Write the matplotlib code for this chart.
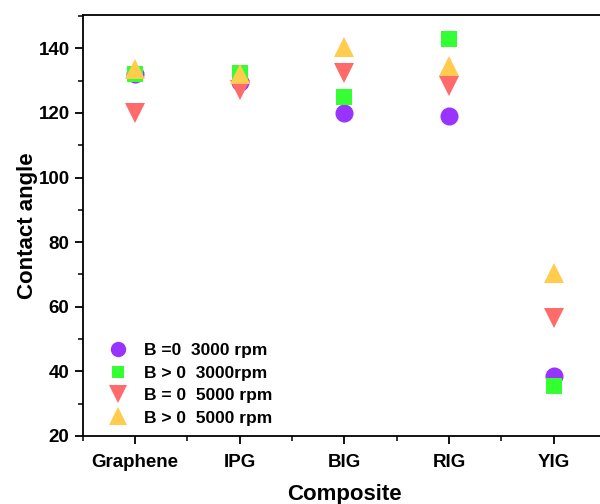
import matplotlib.pyplot as plt
import numpy as np
from matplotlib.ticker import MultipleLocator

plt.rcParams['font.family'] = ['Liberation Sans', 'DejaVu Sans']
plt.rcParams['font.weight'] = 'bold'

# Composites on the x axis
composites = ["Graphene", "IPG", "BIG", "RIG", "YIG"]

# Contact angle for each condition
b0_3000 = [132, 129.5, 120, 119, 38.5]
bp_3000 = [132, 132.5, 125, 143, 35.5]
b0_5000 = [120, 127, 132.5, 128.5, 56.5]
bp_5000 = [133.5, 132, 140.5, 134.5, 70.5]

labels = ["B =0  3000 rpm", "B > 0  3000rpm", "B = 0  5000 rpm", "B > 0  5000 rpm"]

x = np.arange(1, len(composites) + 1)

fig = plt.figure(figsize=(6.0, 5.04), dpi=100)
ax = fig.add_axes([0.138, 0.135, 0.872, 0.835])

ax.plot(x, b0_3000, 'o', color='#9933FF', ms=13, mew=0, label=labels[0])
ax.plot(x, bp_3000, 's', color='#33FF33', ms=11, mew=0, label=labels[1])
ax.plot(x, b0_5000, 'v', color='#FF6B6B', ms=14.5, mew=0, label=labels[2])
ax.plot(x, bp_5000, '^', color='#FFCC4D', ms=14.5, mew=0, label=labels[3])

ax.set_xlim(0.5, 5.5)
ax.set_ylim(20, 150.3)
ax.set_xticks(x)
ax.set_xticklabels(composites)
ax.xaxis.set_minor_locator(MultipleLocator(0.5))
ax.yaxis.set_major_locator(MultipleLocator(20))
ax.yaxis.set_minor_locator(MultipleLocator(10))

ax.tick_params(which='major', direction='out', length=6, width=1.3, labelsize=13.5)
ax.tick_params(axis='x', which='major', pad=7)
ax.tick_params(which='minor', direction='out', length=3.5, width=1.1)
ax.tick_params(top=False, right=False, which='both')
for sp in ax.spines.values():
    sp.set_linewidth(1.3)

ax.set_xlabel("Composite", fontsize=16, fontweight='bold', labelpad=9)
ax.set_ylabel("Contact angle", fontsize=16, fontweight='bold', labelpad=0.5)

ax.legend(loc='lower left', bbox_to_anchor=(0.015, 0.0), frameon=False,
          fontsize=12.5, handletextpad=0.5, labelspacing=0.42, markerscale=0.85,
          borderaxespad=0.2)

fig.savefig("out.png", dpi=100)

Task statement
Leave out the pictures. Transcribe only the lines above, from the first through the one that contains "fontsize=16, fontweight='bold', labelpad=0.5)".

Answer to the exercise
Write the matplotlib code for this chart.
import matplotlib.pyplot as plt
import numpy as np
from matplotlib.ticker import MultipleLocator

plt.rcParams['font.family'] = ['Liberation Sans', 'DejaVu Sans']
plt.rcParams['font.weight'] = 'bold'

# Composites on the x axis
composites = ["Graphene", "IPG", "BIG", "RIG", "YIG"]

# Contact angle for each condition
b0_3000 = [132, 129.5, 120, 119, 38.5]
bp_3000 = [132, 132.5, 125, 143, 35.5]
b0_5000 = [120, 127, 132.5, 128.5, 56.5]
bp_5000 = [133.5, 132, 140.5, 134.5, 70.5]

labels = ["B =0  3000 rpm", "B > 0  3000rpm", "B = 0  5000 rpm", "B > 0  5000 rpm"]

x = np.arange(1, len(composites) + 1)

fig = plt.figure(figsize=(6.0, 5.04), dpi=100)
ax = fig.add_axes([0.138, 0.135, 0.872, 0.835])

ax.plot(x, b0_3000, 'o', color='#9933FF', ms=13, mew=0, label=labels[0])
ax.plot(x, bp_3000, 's', color='#33FF33', ms=11, mew=0, label=labels[1])
ax.plot(x, b0_5000, 'v', color='#FF6B6B', ms=14.5, mew=0, label=labels[2])
ax.plot(x, bp_5000, '^', color='#FFCC4D', ms=14.5, mew=0, label=labels[3])

ax.set_xlim(0.5, 5.5)
ax.set_ylim(20, 150.3)
ax.set_xticks(x)
ax.set_xticklabels(composites)
ax.xaxis.set_minor_locator(MultipleLocator(0.5))
ax.yaxis.set_major_locator(MultipleLocator(20))
ax.yaxis.set_minor_locator(MultipleLocator(10))

ax.tick_params(which='major', direction='out', length=6, width=1.3, labelsize=13.5)
ax.tick_params(axis='x', which='major', pad=7)
ax.tick_params(which='minor', direction='out', length=3.5, width=1.1)
ax.tick_params(top=False, right=False, which='both')
for sp in ax.spines.values():
    sp.set_linewidth(1.3)

ax.set_xlabel("Composite", fontsize=16, fontweight='bold', labelpad=9)
ax.set_ylabel("Contact angle", fontsize=16, fontweight='bold', labelpad=0.5)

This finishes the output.